- _Goal_: All lines from the beginning of the listing through the line with "type Pt = [number, number];" are to be copied word for word; the pictures are not.

- _Data block_:
Begin
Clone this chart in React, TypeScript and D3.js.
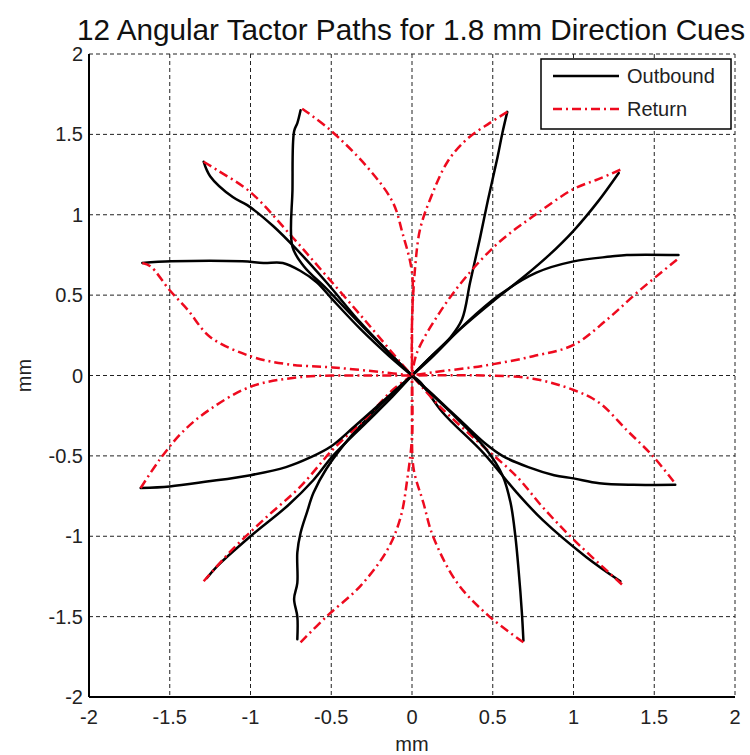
import React from "react";
import * as d3 from "d3";

type Pt = [number, number];

const title = "12 Angular Tactor Paths for 1.8 mm Direction Cues";
const xTicks = [-2, -1.5, -1, -0.5, 0, 0.5, 1, 1.5, 2];
const yTicks = [-2, -1.5, -1, -0.5, 0, 0.5, 1, 1.5, 2];
const seriesNames = ["Outbound", "Return"];

// outbound paths: origin -> end point (mm)
const outboundPaths: Pt[][] = [
  [[0, 0], [0.1, 0.1], [0.24, 0.24], [0.31, 0.35], [0.36, 0.58], [0.42, 0.85], [0.47, 1.09], [0.53, 1.36], [0.56, 1.51], [0.59, 1.64]],
  [[0, 0], [0.12, 0.12], [0.3, 0.29], [0.5, 0.46], [0.7, 0.62], [0.85, 0.75], [1.0, 0.9], [1.15, 1.08], [1.28, 1.26]],
  [[0, 0], [0.12, 0.11], [0.34, 0.33], [0.54, 0.5], [0.77, 0.64], [1.0, 0.71], [1.23, 0.74], [1.33, 0.75], [1.65, 0.75]],
  [[0, 0], [0.13, -0.12], [0.3, -0.28], [0.45, -0.42], [0.56, -0.5], [0.72, -0.57], [0.88, -0.62], [1.0, -0.64], [1.16, -0.67], [1.37, -0.68], [1.63, -0.68]],
  [[0, 0], [0.05, -0.04], [0.19, -0.23], [0.44, -0.48], [0.65, -0.73], [0.81, -0.9], [1.08, -1.13], [1.29, -1.28]],
  [[0, 0], [0.05, -0.05], [0.24, -0.23], [0.46, -0.46], [0.56, -0.62], [0.61, -0.79], [0.64, -1.0], [0.66, -1.21], [0.68, -1.47], [0.69, -1.65]],
  [[0, 0], [-0.18, -0.17], [-0.38, -0.38], [-0.53, -0.58], [-0.61, -0.73], [-0.65, -0.85], [-0.69, -0.98], [-0.71, -1.1], [-0.71, -1.29], [-0.73, -1.39], [-0.71, -1.5], [-0.71, -1.64]],
  [[0, 0], [-0.12, -0.13], [-0.28, -0.29], [-0.49, -0.5], [-0.61, -0.65], [-0.77, -0.81], [-1.0, -1.0], [-1.21, -1.19], [-1.27, -1.26]],
  [[0, 0], [-0.18, -0.16], [-0.36, -0.32], [-0.5, -0.44], [-0.63, -0.51], [-0.78, -0.57], [-1.0, -0.62], [-1.27, -0.66], [-1.5, -0.69], [-1.68, -0.7]],
  [[0, 0], [-0.14, 0.12], [-0.32, 0.29], [-0.49, 0.47], [-0.59, 0.58], [-0.69, 0.65], [-0.8, 0.7], [-0.92, 0.7], [-1.05, 0.71], [-1.49, 0.71], [-1.67, 0.7]],
  [[0, 0], [-0.12, 0.12], [-0.32, 0.33], [-0.53, 0.58], [-0.71, 0.78], [-0.86, 0.93], [-1.02, 1.06], [-1.11, 1.11], [-1.25, 1.24], [-1.29, 1.33]],
  [[0, 0], [-0.3, 0.3], [-0.53, 0.54], [-0.67, 0.68], [-0.74, 0.8], [-0.74, 1.16], [-0.73, 1.52], [-0.71, 1.57], [-0.69, 1.65]],
];

// return paths: end point -> origin
const returnPaths: Pt[][] = [
  [[0.59, 1.64], [0.48, 1.57], [0.34, 1.47], [0.22, 1.33], [0.11, 1.09], [0.05, 0.91], [0.02, 0.68], [0, 0.33], [0, 0]],
  [[1.29, 1.28], [1.15, 1.22], [1.0, 1.16], [0.75, 0.99], [0.54, 0.83], [0.34, 0.62], [0.17, 0.39], [0.03, 0.14], [0, 0]],
  [[1.64, 0.72], [1.41, 0.53], [1.21, 0.35], [1.0, 0.19], [0.75, 0.12], [0.44, 0.06], [0.13, 0.02], [0, 0]],
  [[1.62, -0.66], [1.49, -0.5], [1.33, -0.34], [1.16, -0.17], [1.0, -0.09], [0.75, -0.02], [0.44, 0.0], [0, 0]],
  [[1.3, -1.3], [1.0, -1.02], [0.81, -0.82], [0.65, -0.63], [0.44, -0.44], [0.17, -0.19], [0, 0]],
  [[0.69, -1.66], [0.48, -1.5], [0.28, -1.29], [0.13, -1.0], [0.07, -0.79], [0.01, -0.58], [0, -0.3], [0, 0]],
  [[-0.69, -1.66], [-0.53, -1.5], [-0.32, -1.31], [-0.15, -1.08], [-0.07, -0.88], [-0.03, -0.65], [0, -0.38], [0, 0]],
  [[-1.29, -1.28], [-1.11, -1.08], [-0.9, -0.88], [-0.69, -0.69], [-0.49, -0.46], [-0.28, -0.26], [-0.12, -0.09], [0, 0]],
  [[-1.68, -0.7], [-1.56, -0.52], [-1.42, -0.35], [-1.25, -0.21], [-1.0, -0.07], [-0.69, -0.01], [-0.28, 0.0], [0, 0]],
  [[-1.67, 0.7], [-1.62, 0.68], [-1.5, 0.53], [-1.39, 0.41], [-1.25, 0.24], [-1.0, 0.12], [-0.77, 0.07], [-0.49, 0.05], [-0.18, 0.02], [0, 0]],
  [[-1.29, 1.33], [-1.21, 1.28], [-1.0, 1.14], [-0.74, 0.86], [-0.53, 0.62], [-0.28, 0.33], [-0.07, 0.08], [0, 0]],
  [[-0.68, 1.66], [-0.51, 1.53], [-0.28, 1.3], [-0.12, 1.08], [-0.06, 0.89], [0, 0.64], [0, 0.3], [0, 0]],
];

const W = 750;
const H = 755;
const left = 89, right = 735, top = 54, bottom = 697;
const font = "Arial, 'Liberation Sans', Helvetica, sans-serif";
const red = "#ee0a1e";

export default function App() {
  const x = d3.scaleLinear().domain([-2, 2]).range([left, right]);
  const y = d3.scaleLinear().domain([-2, 2]).range([bottom, top]);
  const line = d3
    .line<Pt>()
    .x((d) => x(d[0]))
    .y((d) => y(d[1]))
    .curve(d3.curveCatmullRom.alpha(0.5));

  const fmt = (v: number) => String(v);

  return (
    <svg width={W} height={H} style={{ position: "absolute", left: 0, top: 0, background: "#fff" }} fontFamily={font}>
      <rect x={0} y={0} width={W} height={H} fill="#fff" />
      <text x={411} y={40} fontSize={29} textAnchor="middle" fill="#111" textLength={668} lengthAdjust="spacingAndGlyphs">{title}</text>

      {/* grid */}
      <g stroke="#222" strokeWidth={1} strokeDasharray="4,3">
        {xTicks.filter((t) => t > -2).map((t) => (
          <line key={"gx" + t} x1={x(t)} x2={x(t)} y1={top} y2={bottom} />
        ))}
        {yTicks.filter((t) => t > -2).map((t) => (
          <line key={"gy" + t} y1={y(t)} y2={y(t)} x1={left} x2={right} />
        ))}
      </g>

      {/* paths */}
      <g fill="none" strokeLinejoin="round" strokeLinecap="round">
        {outboundPaths.map((p, i) => (
          <g key={"p" + i}>
            <path d={line(p) || ""} stroke="#000" strokeWidth={2.5} />
            <path d={line(returnPaths[i]) || ""} stroke={red} strokeWidth={2.5} strokeDasharray="9,4,2,4" strokeLinecap="butt" />
          </g>
        ))}
      </g>

      {/* axes */}
      <g stroke="#000" strokeWidth={2}>
        <line x1={left} x2={left} y1={top} y2={bottom} />
        <line x1={left} x2={right} y1={bottom} y2={bottom} />
      </g>
      <g fontSize={20} fill="#222">
        {xTicks.map((t) => (
          <text key={"xt" + t} x={x(t)} y={724} textAnchor="middle">{fmt(t)}</text>
        ))}
        {yTicks.map((t) => (
          <text key={"yt" + t} x={left - 6} y={y(t) + 7} textAnchor="end">{fmt(t)}</text>
        ))}
        <text x={412} y={751} textAnchor="middle">mm</text>
        <text transform={`translate(31,${y(0)}) rotate(-90)`} textAnchor="middle">mm</text>
      </g>

      {/* legend */}
      <g>
        <rect x={541} y={59} width={190} height={70} fill="#fff" stroke="#000" strokeWidth={1.5} />
        <line x1={553} x2={619} y1={76} y2={76} stroke="#000" strokeWidth={2.5} />
        <line x1={553} x2={619} y1={109} y2={109} stroke={red} strokeWidth={2.5} strokeDasharray="9,4,2,4" />
        <text x={627} y={83} fontSize={20} fill="#222">{seriesNames[0]}</text>
        <text x={627} y={116} fontSize={20} fill="#222">{seriesNames[1]}</text>
      </g>
    </svg>
  );
}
End
- _Answer to the task_:
Clone this chart in React, TypeScript and D3.js.
import React from "react";
import * as d3 from "d3";

type Pt = [number, number];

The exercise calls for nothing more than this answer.